Monitoring to Reduce Agency Costs: Examining the Behavior of Independent and Non-Independent Boards
53 Pages Posted: 20 Feb 2010
Date Written: February 18, 2010
Berle and Means’ analysis of the corporation, and in particular their view that those in control are not the owners of the corporation, raises questions about actions that corporations take to counter concerns regarding management’s influence. What mechanisms, if any, do corporations implement to balance the distribution of power in the corporation? To address this question, we analyze the board of directors’ propensity to voluntarily adopt recommended corporate governance practices that are designed to enhance their oversight capabilities. Since board independence has been advocated as a way to enhance shareholders’ ability to monitor management, we ask whether firms with an independent board of directors are more likely than firms without an independent board to adopt these practices.
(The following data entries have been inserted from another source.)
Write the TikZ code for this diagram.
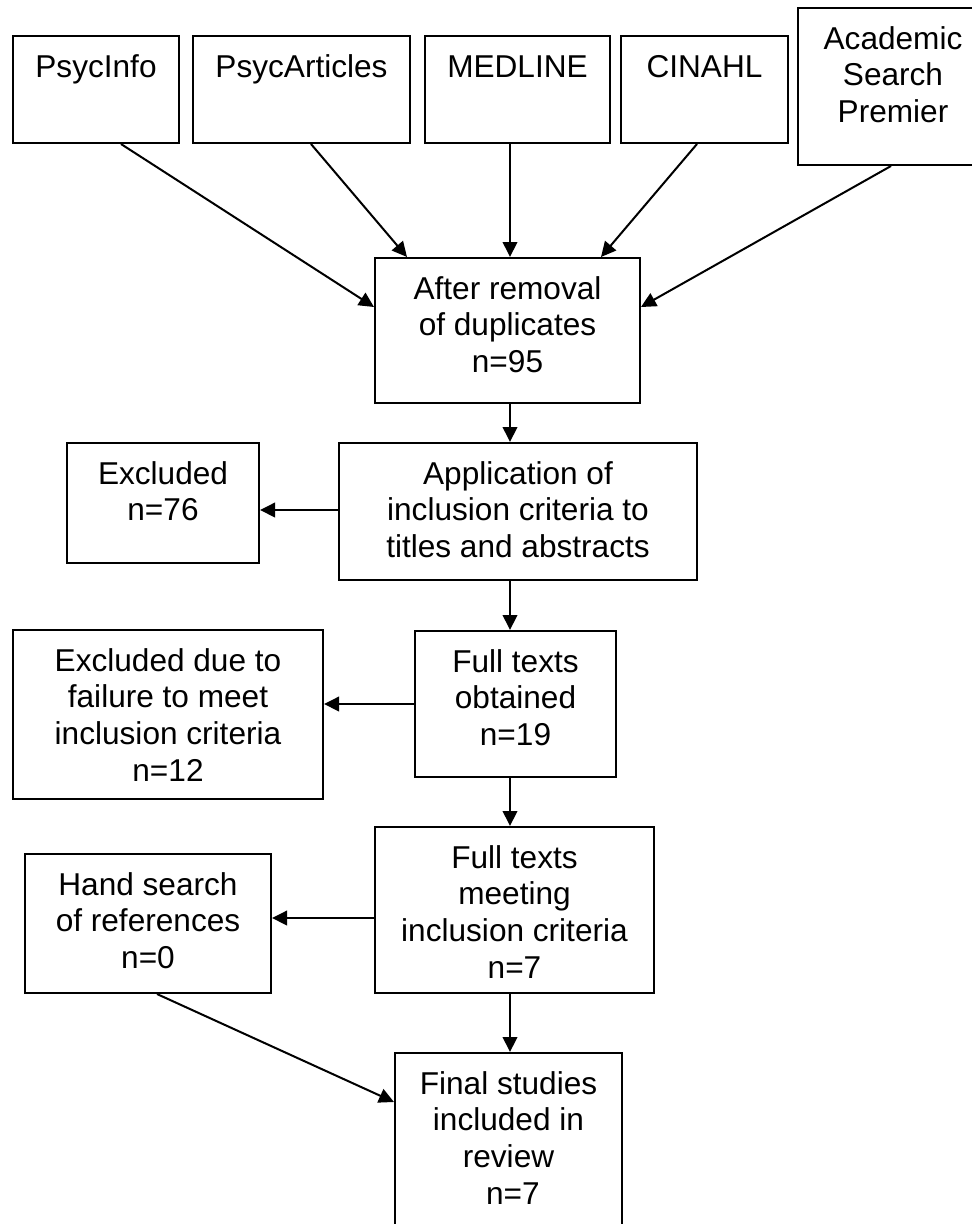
\documentclass[tikz,border=0pt]{standalone}
\usepackage{fontspec}
\setmainfont{Liberation Sans}
\usetikzlibrary{arrows.meta}
\newcommand{\bxtext}[2]{\parbox[t]{#1}{\centering\fontsize{31.6pt}{36.8pt}\selectfont #2}}
\begin{document}
\begin{tikzpicture}[x=1pt,y=-1pt,
  box/.style={draw, line width=2pt, inner sep=0pt, anchor=north west, text height=41pt},
  arr/.style={line width=2pt, -{Triangle[length=15pt,width=14.5pt]}}]
\useasboundingbox (0,0) rectangle (972,1224);
\clip (0,0) rectangle (972,1224);
\fill[white] (0,0) rectangle (972,1224);

% top row
\node[box, text depth=66pt]  (psycinfo) at (12,35)  {\bxtext{166pt}{PsycInfo}};
\node[box, text depth=66pt]  (psycart)  at (192,35) {\bxtext{217pt}{PsycArticles}};
\node[box, text depth=66pt]  (medline)  at (424,35) {\bxtext{185pt}{MEDLINE}};
\node[box, text depth=66pt]  (cinahl)   at (620,35) {\bxtext{167pt}{CINAHL}};
\node[box, text depth=116pt] (academic) at (797,7)  {\bxtext{190pt}{Academic\\Search\\Premier}};

% main flow
\node[box, text depth=104pt] (after) at (374,257) {\bxtext{265pt}{After removal\\of duplicates\\n=95}};
\node[box, text depth=96pt]  (appl)  at (338,442) {\bxtext{358pt}{Application of\\inclusion criteria to\\titles and abstracts}};
\node[box, text depth=79pt]  (excl1) at (66,442)  {\bxtext{192pt}{Excluded\\n=76}};
\node[box, text depth=105pt] (obt)   at (414,630) {\bxtext{201pt}{Full texts\\obtained\\n=19}};
\node[box, text depth=128pt] (excl2) at (12,629)  {\bxtext{310pt}{Excluded due to\\failure to meet\\inclusion criteria\\n=12}};
\node[box, text depth=125pt] (meet)  at (374,826) {\bxtext{279pt}{Full texts\\meeting\\inclusion criteria\\n=7}};
\node[box, text depth=98pt]  (hand)  at (24,853)  {\bxtext{246pt}{Hand search\\of references\\n=0}};
\node[box, text depth=147pt] (final) at (394,1052) {\bxtext{227pt}{Final studies\\included in\\review\\\hspace*{8.8pt}n=7}};

\coordinate (spine) at (510,0);

% arrows from databases
\draw[arr] ([xshift=25pt]psycinfo.south) -- ([yshift=-50pt]after.north west);
\draw[arr] ([xshift=9.5pt]psycart.south) -- ([xshift=33pt]after.north west);
\draw[arr] (spine |- medline.south) -- (spine |- after.north);
\draw[arr] ([xshift=-7.5pt]cinahl.south) -- ([xshift=-40pt]after.north east);
\draw[arr] ([xshift=-2pt]academic.south) -- ([yshift=-50pt]after.north east);

% vertical flow
\draw[arr] (spine |- after.south) -- (spine |- appl.north);
\draw[arr] (spine |- appl.south) -- (spine |- obt.north);
\draw[arr] (spine |- obt.south) -- (spine |- meet.north);
\draw[arr] (spine |- meet.south) -- (spine |- final.north);

% side arrows
\coordinate (ae) at ([yshift=1.5pt]appl.west);
\draw[arr] (ae) -- (ae -| excl1.east);
\draw[arr] (obt.west) -- (obt.west -| excl2.east);
\coordinate (mh) at ([yshift=-8pt]meet.west);
\draw[arr] (mh) -- (mh -| hand.east);
\draw[arr] ([xshift=9pt]hand.south) -- ([yshift=-50pt]final.north west);
\end{tikzpicture}
\end{document}
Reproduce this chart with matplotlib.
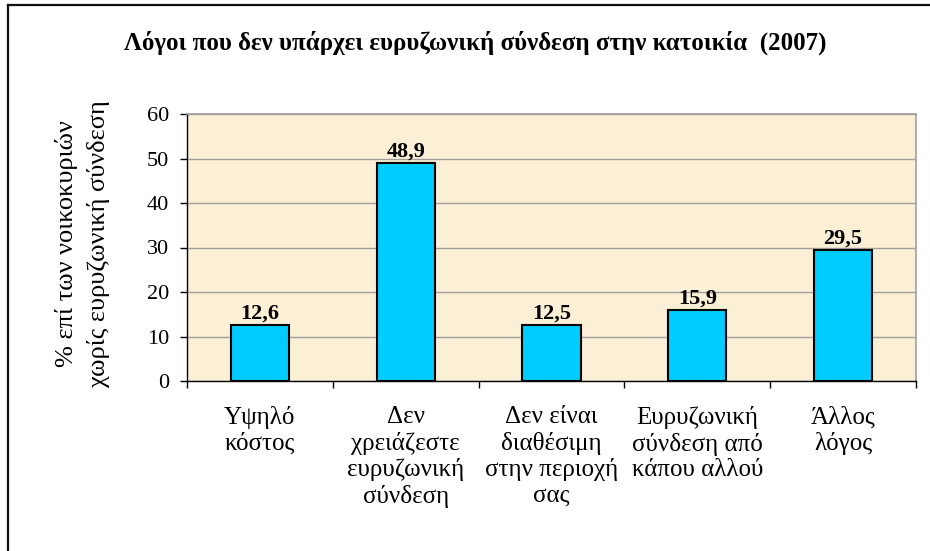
import matplotlib.pyplot as plt
from matplotlib.lines import Line2D

plt.rcParams['font.family'] = ['Liberation Serif', 'DejaVu Serif']

categories = ['Υψηλό\nκόστος',
              'Δεν\nχρειάζεστε\nευρυζωνική\nσύνδεση',
              'Δεν είναι\nδιαθέσιμη\nστην περιοχή\nσας',
              'Ευρυζωνική\nσύνδεση από\nκάπου αλλού',
              'Άλλος\nλόγος']
values = [12.6, 48.9, 12.5, 15.9, 29.5]
value_labels = ['12,6', '48,9', '12,5', '15,9', '29,5']
yticks = [0, 10, 20, 30, 40, 50, 60]

fig = plt.figure(figsize=(9.3, 5.51), dpi=100)
ax = fig.add_axes([187 / 930, 1 - 381 / 551, 729 / 930, 267 / 551])
ax.set_facecolor('#FBEFD6')

x = list(range(len(values)))
bars = ax.bar(x, values, width=0.4, color='#00CCFF', edgecolor='black',
              linewidth=1.5, zorder=3)

for b, lab in zip(bars, value_labels):
    ax.annotate(lab, (b.get_x() + b.get_width() / 2, b.get_height()),
                xytext=(0, 1), textcoords='offset points',
                ha='center', va='bottom', fontsize=16, fontweight='bold')

ax.set_xlim(-0.5, len(values) - 0.5)
ax.set_ylim(0, 60)
ax.set_yticks(yticks)
ax.yaxis.grid(True, color='#A0A0A0', linewidth=1, zorder=0)
ax.tick_params(axis='y', direction='out', length=5, width=1, labelsize=16, pad=8)

# category boundaries as ticks, labels at the centres
ax.set_xticks([i - 0.5 for i in range(len(values) + 1)])
ax.set_xticklabels([])
ax.tick_params(axis='x', which='major', direction='out', length=5, width=1)
ax.set_xticks(x, minor=True)
ax.set_xticklabels(categories, minor=True, fontsize=18, linespacing=1.2, va='top')
ax.tick_params(axis='x', which='minor', length=0, pad=18)

for s in ['top', 'right']:
    ax.spines[s].set_color('#A0A0A0')
    ax.spines[s].set_linewidth(1.2)
for s in ['left', 'bottom']:
    ax.spines[s].set_color('black')
    ax.spines[s].set_linewidth(1)

fig.text(83 / 930, 1 - 244 / 551, '% επί των νοικοκυριών\nχωρίς ευρυζωνική σύνδεση',
         rotation=90, ha='center', va='center', multialignment='center',
         fontsize=19, linespacing=1.5)

fig.text(475 / 930, 1 - 43 / 551,
         'Λόγοι που δεν υπάρχει ευρυζωνική σύνδεση στην κατοικία  (2007)',
         ha='center', va='center', fontsize=18, fontweight='bold')

# outer chart border (top and left only visible)
fig.add_artist(Line2D([8 / 930, 1], [1 - 5 / 551, 1 - 5 / 551], color='#111111', linewidth=1.6))
fig.add_artist(Line2D([8 / 930, 8 / 930], [0, 1 - 5 / 551], color='#111111', linewidth=1.6))

fig.savefig('out.png', dpi=100)
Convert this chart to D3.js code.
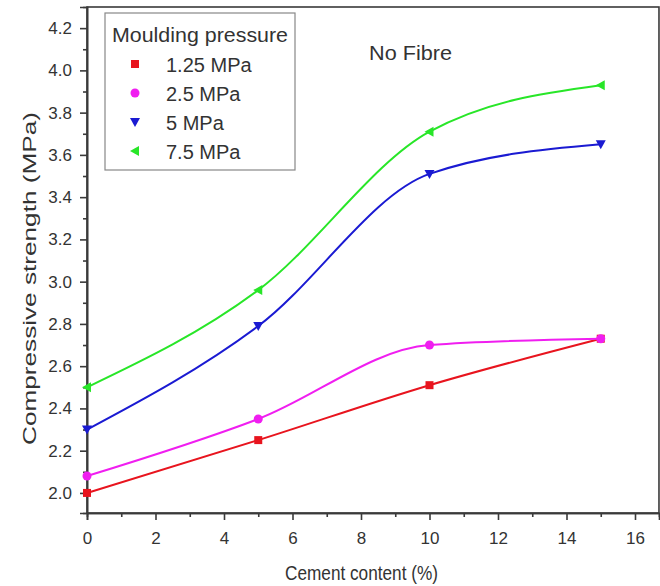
<!DOCTYPE html>
<html>
<head>
<meta charset="utf-8">
<script src="https://cdn.jsdelivr.net/npm/d3@7"></script>
<style>
  body { margin: 0; background: #fff; }
  text { font-family: "Liberation Sans", Arial, sans-serif; fill: #333; }
</style>
</head>
<body>
<div id="chart"></div>
<script>
// cement content (%)
const cement = [0, 5, 10, 15]
const seriesNames = ["1.25 MPa", "2.5 MPa", "5 MPa", "7.5 MPa"]
const p125 = [2.00, 2.25, 2.51, 2.73]
const p25 = [2.08, 2.35, 2.70, 2.73]
const p5 = [2.30, 2.79, 3.51, 3.65]
const p75 = [2.50, 2.96, 3.71, 3.93]
const xTicks = [0, 2, 4, 6, 8, 10, 12, 14, 16]
const yTicks = [2.0, 2.2, 2.4, 2.6, 2.8, 3.0, 3.2, 3.4, 3.6, 3.8, 4.0, 4.2]

const colors = ["#e8141e", "#f01ef0", "#1a1ad2", "#28e628"]
const symbols = ["square", "circle", "down", "left"]

const width = 660, height = 586
const margin = { left: 87, top: 7, right: 0, bottom: 73 }

const svg = d3.select("#chart").append("svg")
    .attr("width", width)
    .attr("height", height)

const x = d3.scaleLinear().domain([0, 16.7]).range([margin.left, margin.left + 16.7 * 34.25])
const y = d3.scaleLinear().domain([1.905, 4.3]).range([height - margin.bottom, margin.top])

// frame
svg.append("rect")
    .attr("x", x(0)).attr("y", y(4.3))
    .attr("width", x(16.7) - x(0)).attr("height", y(1.905) - y(4.3))
    .attr("fill", "none").attr("stroke", "#3a3a3a").attr("stroke-width", 1.6)

// axes
svg.append("g")
    .attr("transform", "translate(0," + y(1.905) + ")")
    .call(d3.axisBottom(x).tickValues(xTicks).tickFormat(d3.format("d")).tickSize(7).tickPadding(12))
svg.append("g")
    .attr("transform", "translate(0," + y(1.905) + ")")
    .call(d3.axisBottom(x).tickValues(d3.range(1, 16, 2)).tickFormat("").tickSize(4))
svg.append("g")
    .attr("transform", "translate(" + x(0) + ",0)")
    .call(d3.axisLeft(y).tickValues(yTicks).tickFormat(d3.format(".1f")).tickSize(7).tickPadding(8))
svg.append("g")
    .attr("transform", "translate(" + x(0) + ",0)")
    .call(d3.axisLeft(y).tickValues(d3.range(2.1, 4.3, 0.2).map(v => +v.toFixed(1))).tickFormat("").tickSize(4))

svg.selectAll(".domain").attr("stroke", "#3a3a3a").attr("stroke-width", 1.6)
svg.selectAll(".tick line").attr("stroke", "#3a3a3a").attr("stroke-width", 1.6)
svg.selectAll(".tick text").attr("font-size", 17).attr("fill", "#333")
    .attr("font-family", "Liberation Sans, Arial, sans-serif")

// axis titles
svg.append("text")
    .attr("x", 285).attr("y", 580)
    .attr("font-size", 21)
    .attr("textLength", 153).attr("lengthAdjust", "spacingAndGlyphs")
    .text("Cement content (%)")
svg.append("text")
    .attr("transform", "translate(36,445) rotate(-90)")
    .attr("font-size", 18)
    .attr("textLength", 333).attr("lengthAdjust", "spacingAndGlyphs")
    .text("Compressive strength (MPa)")

svg.append("text")
    .attr("x", 369).attr("y", 60)
    .attr("font-size", 21)
    .attr("textLength", 83).attr("lengthAdjust", "spacingAndGlyphs")
    .text("No Fibre")

// lines + markers
const allSeries = [p125, p25, p5, p75]
const line = d3.line()
    .x((d, i) => x(cement[i]))
    .y(d => y(d))
    .curve(d3.curveMonotoneX)

function marker(g, type, color, s) {
    if (type == "square") {
        g.append("rect").attr("x", -s / 2).attr("y", -s / 2).attr("width", s).attr("height", s).attr("fill", color)
    } else if (type == "circle") {
        g.append("circle").attr("r", s / 2 + 0.5).attr("fill", color)
    } else if (type == "down") {
        g.append("path").attr("d", `M${-s / 2 - 1},${-s / 2} L${s / 2 + 1},${-s / 2} L0,${s / 2 + 1} Z`).attr("fill", color)
    } else {
        g.append("path").attr("d", `M${s / 2},${-s / 2 - 1} L${s / 2},${s / 2 + 1} L${-s / 2 - 1},0 Z`).attr("fill", color)
    }
}

allSeries.forEach((vals, k) => {
    svg.append("path")
        .datum(vals)
        .attr("d", line)
        .attr("fill", "none")
        .attr("stroke", colors[k])
        .attr("stroke-width", 2)
    vals.forEach((v, i) => {
        const g = svg.append("g").attr("transform", "translate(" + x(cement[i]) + "," + y(v) + ")")
        marker(g, symbols[k], colors[k], 8)
    })
})

// legend
const legend = svg.append("g")
legend.append("rect")
    .attr("x", 105).attr("y", 13).attr("width", 190).attr("height", 157)
    .attr("fill", "#fff").attr("stroke", "#888").attr("stroke-width", 1.2)
legend.append("text")
    .attr("x", 112).attr("y", 42)
    .attr("font-size", 21)
    .attr("textLength", 176).attr("lengthAdjust", "spacingAndGlyphs")
    .text("Moulding pressure")
seriesNames.forEach((name, k) => {
    const base = 72 + k * 29
    const g = legend.append("g").attr("transform", "translate(135," + (base - 8) + ")")
    marker(g, symbols[k], colors[k], 8)
    legend.append("text")
        .attr("x", 166).attr("y", base)
        .attr("font-size", 20)
        .text(name)
})
</script>
</body>
</html>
Using hand-collected data from Canadian firms listed on both US and Canadian stock exchanges, we find that firms with both types of boards voluntarily adopt governance practices designed to enhance their monitoring capabilities and that independent boards are no more likely to adopt these practices than their non-independent counterparts. One exception to this statement is the formation of board committees. When boards are independent, the audit and compensation committees are far more likely to be staffed exclusively with independent directors. For other voluntary governance practices, the board's propensity to adopt recommended practices is sensitive to the presence of a controlling shareholder.